A Radiooooo illustration with a woman with red hair and blue skin.
Courtesy Radiooooo

Avoid Algorithms With the Incredibly Refreshing Radiooooo

By Aileen Kwun
May 30, 2020
2 minute read

In an era where music streaming algorithms and data-driven suggestions can throw you for a loop, somehow leading you to listen to the same five songs on repeat, it can feel like we’ve swapped serendipitous discovery for convenience. Artist Benjamin Moreau and his friend Raphaël Hamburger, a music producer with a sizable record collection, started Radiooooo—spelled with, count ’em, five O’s—around the idea of creating a crowdsourced time machine of music. While popular platforms like Spotify and Pandora allow you to browse songs by genre or title, Radiooooo shares a set of staff-curated playlists that are instead organized by decade and geography: two factors that open up a whole new way of exploring music digitally. And the visual interface, navigated by clicking different countries on a world map, and choosing any decade from 1900 to the present, takes on the air of an old-timey jukebox.

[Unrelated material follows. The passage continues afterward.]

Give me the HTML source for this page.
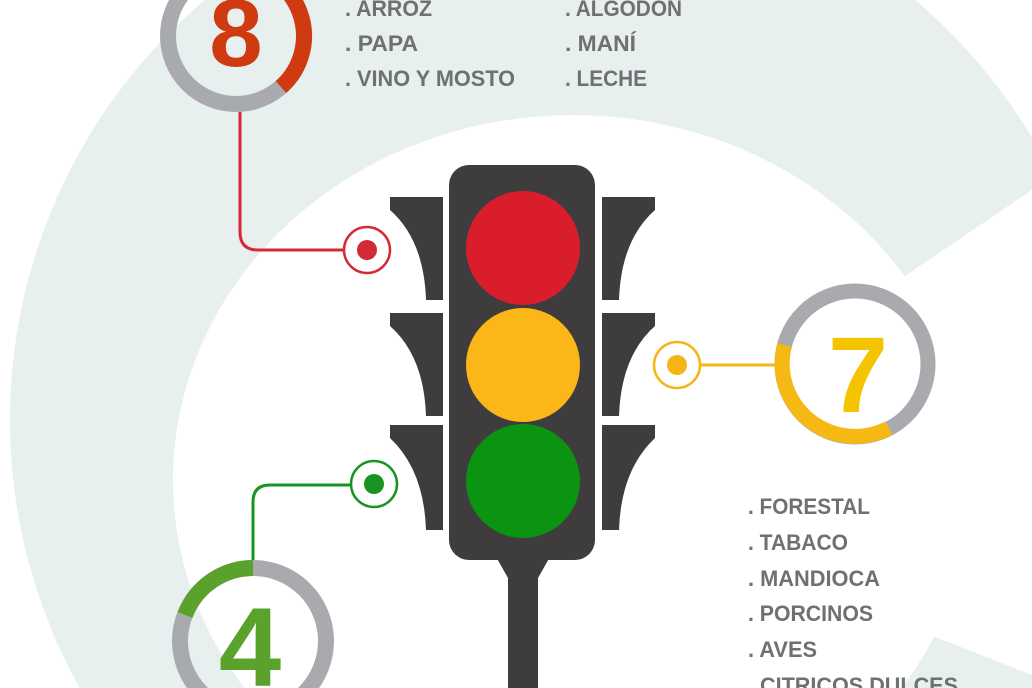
<!DOCTYPE html>
<html><head><meta charset="utf-8"><style>
html,body{margin:0;padding:0;background:#fff;width:1032px;height:688px;overflow:hidden}
svg{display:block}
text{font-family:"Liberation Sans",sans-serif;font-weight:bold}
.t{fill:#6e7072;font-size:22px}
</style></head><body>
<svg width="1032" height="688" viewBox="0 0 1032 688" xmlns="http://www.w3.org/2000/svg">
<rect width="1032" height="688" fill="#fff"/>
<!-- big C ring -->
<circle cx="560" cy="420" r="550" fill="#e7f0ef"/>
<ellipse cx="573" cy="480" rx="400" ry="365" fill="#fff"/>
<polygon points="860,300 905,276 1032,190 1032,675 905,625 860,620" fill="#fff"/>
<!-- ring 8 -->
<circle cx="236" cy="36" r="68" fill="none" stroke="#a9aaad" stroke-width="16"/>
<path d="M236,-32 A68,68 0 0 1 281,87" fill="none" stroke="#cf3a10" stroke-width="16"/>
<text x="236" y="66" font-size="96" fill="#cf3a10" text-anchor="middle">8</text>
<text class="t" x="345" y="16" textLength="87" lengthAdjust="spacingAndGlyphs">. ARROZ</text>
<text class="t" x="345" y="51" textLength="73" lengthAdjust="spacingAndGlyphs">. PAPA</text>
<text class="t" x="345" y="86" textLength="170" lengthAdjust="spacingAndGlyphs">. VINO Y MOSTO</text>
<text class="t" x="565" y="16" textLength="117" lengthAdjust="spacingAndGlyphs">. ALGODON</text>
<text class="t" x="565" y="51" textLength="71" lengthAdjust="spacingAndGlyphs">. MANÍ</text>
<text class="t" x="565" y="86" textLength="82" lengthAdjust="spacingAndGlyphs">. LECHE</text>
<!-- red connector -->
<path d="M240,112 V232 Q240,250 258,250 H367" fill="none" stroke="#d42a35" stroke-width="3"/>
<circle cx="367" cy="250" r="23" fill="#fff" stroke="#d42a35" stroke-width="2.5"/>
<circle cx="367" cy="250" r="10" fill="#d42a35"/>
<!-- traffic light -->
<g fill="#3e3c3d">
<path d="M390,197 H443 V300 H426 Q424,240 390,210 Z"/>
<path d="M390,313 H443 V416 H426 Q424,356 390,326 Z"/>
<path d="M390,425 H443 V530 H426 Q424,470 390,438 Z"/>
<path d="M655,197 H602 V300 H619 Q621,240 655,210 Z"/>
<path d="M655,313 H602 V416 H619 Q621,356 655,326 Z"/>
<path d="M655,425 H602 V530 H619 Q621,470 655,438 Z"/>
<rect x="449" y="165" width="146" height="395" rx="20"/>
<path d="M495,555 H551 L538,578 V688 H508 V578 Z"/>
</g>
<circle cx="523" cy="248" r="57" fill="#d91d2b"/>
<circle cx="523" cy="365" r="57" fill="#fbb617"/>
<circle cx="523" cy="481" r="57" fill="#0a9412"/>
<!-- yellow -->
<line x1="677" y1="365" x2="784" y2="365" stroke="#f5b515" stroke-width="3"/>
<circle cx="677" cy="365" r="23" fill="#fff" stroke="#f5b515" stroke-width="2.5"/>
<circle cx="677" cy="365" r="10" fill="#f5b515"/>
<circle cx="855" cy="364" r="73" fill="none" stroke="#a9aaad" stroke-width="15"/>
<path d="M889,428 A73,73 0 0 1 784.5,345" fill="none" stroke="#f6b913" stroke-width="15"/>
<text x="858" y="412" font-size="108" fill="#f5c400" text-anchor="middle">7</text>
<text class="t" x="748" y="514" textLength="122" lengthAdjust="spacingAndGlyphs">. FORESTAL</text>
<text class="t" x="748" y="550" textLength="100" lengthAdjust="spacingAndGlyphs">. TABACO</text>
<text class="t" x="748" y="586" textLength="132" lengthAdjust="spacingAndGlyphs">. MANDIOCA</text>
<text class="t" x="748" y="621" textLength="125" lengthAdjust="spacingAndGlyphs">. PORCINOS</text>
<text class="t" x="748" y="657" textLength="69" lengthAdjust="spacingAndGlyphs">. AVES</text>
<text class="t" x="748" y="693" textLength="210" lengthAdjust="spacingAndGlyphs">. CITRICOS DULCES</text>
<!-- green -->
<path d="M253,562 V502 Q253,485 270,485 H374" fill="none" stroke="#1a9420" stroke-width="3"/>
<circle cx="374" cy="484" r="23" fill="#fff" stroke="#1a9420" stroke-width="2.5"/>
<circle cx="374" cy="484" r="10" fill="#1a9420"/>
<circle cx="253" cy="641" r="73" fill="none" stroke="#a9aaad" stroke-width="16"/>
<path d="M185,615 A73,73 0 0 1 253,568" fill="none" stroke="#5ba22c" stroke-width="16"/>
<text x="250" y="686" font-size="112" fill="#5ba22c" text-anchor="middle">4</text>
</svg>
</body></html>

Each of the songs has been uploaded by a worldwide network of more than 30,000 music nerds and obsessives, many who’ve digitized rare or hard-to-find vinyl treasures and deep cuts that you’d be hard-pressed to stumble across elsewhere, online or off. (If you’d like to go even deeper into internet radioland, we also recommend Radio Garden, which lets you tune into more than 8,000 radio stations from all over the world, each plotted onto a Google Earth–like interface.) Until the days of crate-digging at our favorite record stores return, we’re finding a satisfying standby in these transporting tunes.